### Aim
Omit every picture and return the rest of the data unaltered.

### Data shown
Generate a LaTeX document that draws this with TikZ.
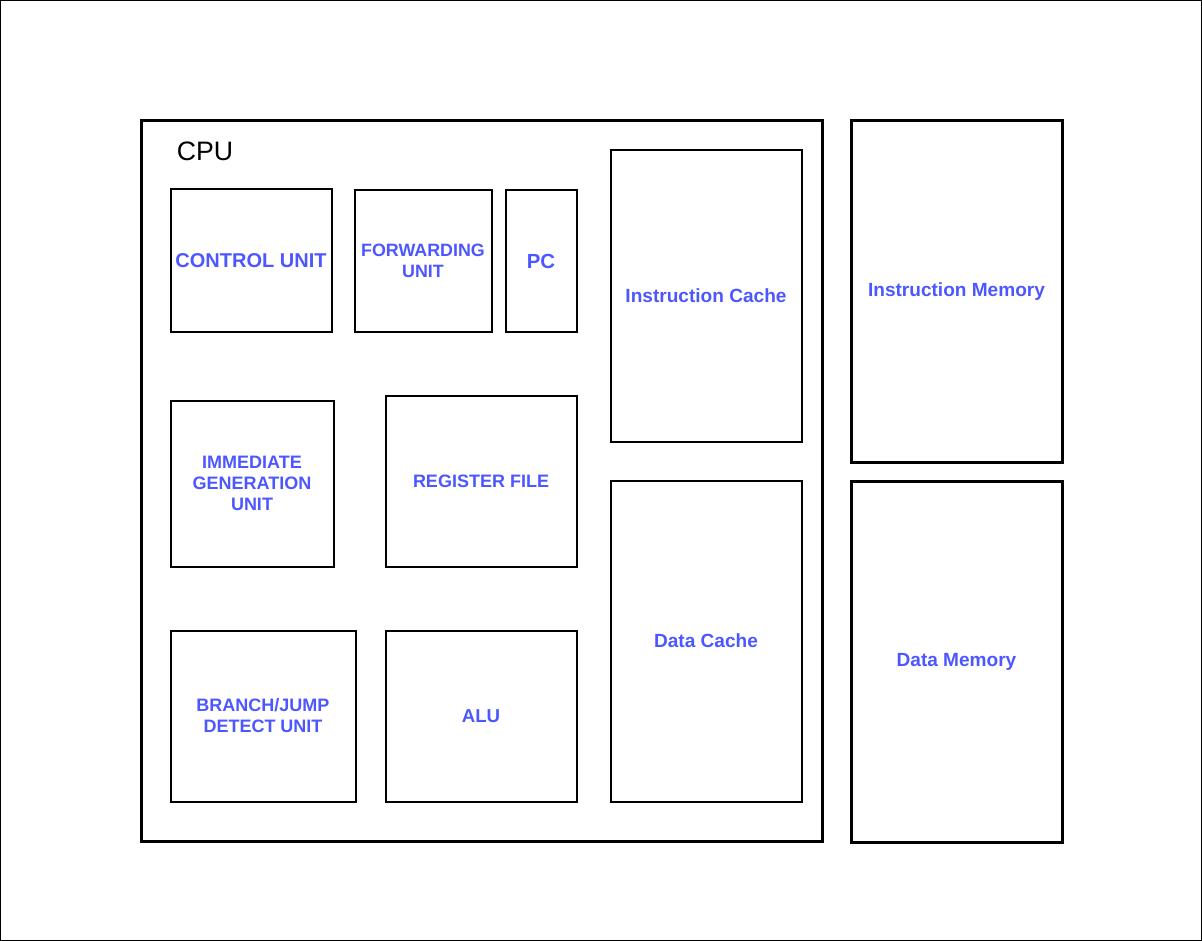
\documentclass[tikz,border=0pt]{standalone}
\usepackage{fontspec}
\setmainfont{Liberation Sans}
\definecolor{UnitBlue}{RGB}{77, 87, 255}

\tikzset{
  unit/.style 2 args={draw, line width=1.5pt, anchor=north west, inner sep=0pt,
    minimum width=#1*0.75pt, minimum height=#2*0.75pt, align=center,
    text=UnitBlue, font=\bfseries\fontsize{13.5}{15.75}\selectfont},
  chip/.style 2 args={unit={#1}{#2}, line width=2.25pt},
  mem/.style={font=\bfseries\fontsize{14.3}{16.5}\selectfont},
}

\begin{document}
\begin{tikzpicture}[x=0.75pt, y=-0.75pt]
    \useasboundingbox (0,0) rectangle (1202,941);
    \draw[line width=0.75pt] (0.5,0.5) rectangle (1201.5,940.5);

    % CPU
    \node[chip={681}{720}] (cpu) at (139.5,119.5) {};
    \node[font=\fontsize{20}{24}\selectfont] (cpulabel) at (205,151) {CPU};

    % top row
    \node[unit={161}{142}, font=\bfseries\fontsize{15}{17}\selectfont] (ctrl) at (169.5,188.5) {CONTROL UNIT};
    \node[unit={137}{141}, font=\bfseries\fontsize{13.4}{15.75}\selectfont] (fwd) at (353.5,189.5) {FORWARDING\\UNIT};
    \node[unit={71}{141}, font=\bfseries\fontsize{15.3}{17}\selectfont] (pc) at (504.5,189.5) {PC};

    % middle row
    \node[unit={163}{166}] (immgen) at (169.5,399.5) {IMMEDIATE\\GENERATION\\UNIT};
    \node[unit={191}{171}] (regfile) at (384.5,394.5) {REGISTER FILE};

    % bottom row
    \node[unit={185}{171}] (branch) at (169.5,629.5) {BRANCH/JUMP\\DETECT UNIT};
    \node[unit={191}{171}, font=\bfseries\fontsize{14}{16}\selectfont] (alu) at (384.5,629.5) {ALU};

    % caches
    \node[unit={191}{291}, mem] (icache) at (609.5,149.5) {Instruction Cache};
    \node[unit={191}{321}, mem] (dcache) at (609.5,479.5) {Data Cache};

    % memories
    \node[chip={211}{341}, mem] (imem) at (849.5,119.5) {Instruction Memory};
    \node[chip={211}{361}, mem] (dmem) at (849.5,479.5) {Data Memory};
\end{tikzpicture}
\end{document}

### Response
Generate a LaTeX document that draws this with TikZ.
\documentclass[tikz,border=0pt]{standalone}
\usepackage{fontspec}
\setmainfont{Liberation Sans}
\definecolor{UnitBlue}{RGB}{77, 87, 255}

\tikzset{
  unit/.style 2 args={draw, line width=1.5pt, anchor=north west, inner sep=0pt,
    minimum width=#1*0.75pt, minimum height=#2*0.75pt, align=center,
    text=UnitBlue, font=\bfseries\fontsize{13.5}{15.75}\selectfont},
  chip/.style 2 args={unit={#1}{#2}, line width=2.25pt},
  mem/.style={font=\bfseries\fontsize{14.3}{16.5}\selectfont},
}

\begin{document}
\begin{tikzpicture}[x=0.75pt, y=-0.75pt]
    \useasboundingbox (0,0) rectangle (1202,941);
    \draw[line width=0.75pt] (0.5,0.5) rectangle (1201.5,940.5);

    % CPU
    \node[chip={681}{720}] (cpu) at (139.5,119.5) {};
    \node[font=\fontsize{20}{24}\selectfont] (cpulabel) at (205,151) {CPU};

    % top row
    \node[unit={161}{142}, font=\bfseries\fontsize{15}{17}\selectfont] (ctrl) at (169.5,188.5) {CONTROL UNIT};
    \node[unit={137}{141}, font=\bfseries\fontsize{13.4}{15.75}\selectfont] (fwd) at (353.5,189.5) {FORWARDING\\UNIT};
    \node[unit={71}{141}, font=\bfseries\fontsize{15.3}{17}\selectfont] (pc) at (504.5,189.5) {PC};

    % middle row
    \node[unit={163}{166}] (immgen) at (169.5,399.5) {IMMEDIATE\\GENERATION\\UNIT};
    \node[unit={191}{171}] (regfile) at (384.5,394.5) {REGISTER FILE};

    % bottom row
    \node[unit={185}{171}] (branch) at (169.5,629.5) {BRANCH/JUMP\\DETECT UNIT};
    \node[unit={191}{171}, font=\bfseries\fontsize{14}{16}\selectfont] (alu) at (384.5,629.5) {ALU};

    % caches
    \node[unit={191}{291}, mem] (icache) at (609.5,149.5) {Instruction Cache};
    \node[unit={191}{321}, mem] (dcache) at (609.5,479.5) {Data Cache};

    % memories
    \node[chip={211}{341}, mem] (imem) at (849.5,119.5) {Instruction Memory};
    \node[chip={211}{361}, mem] (dmem) at (849.5,479.5) {Data Memory};
\end{tikzpicture}
\end{document}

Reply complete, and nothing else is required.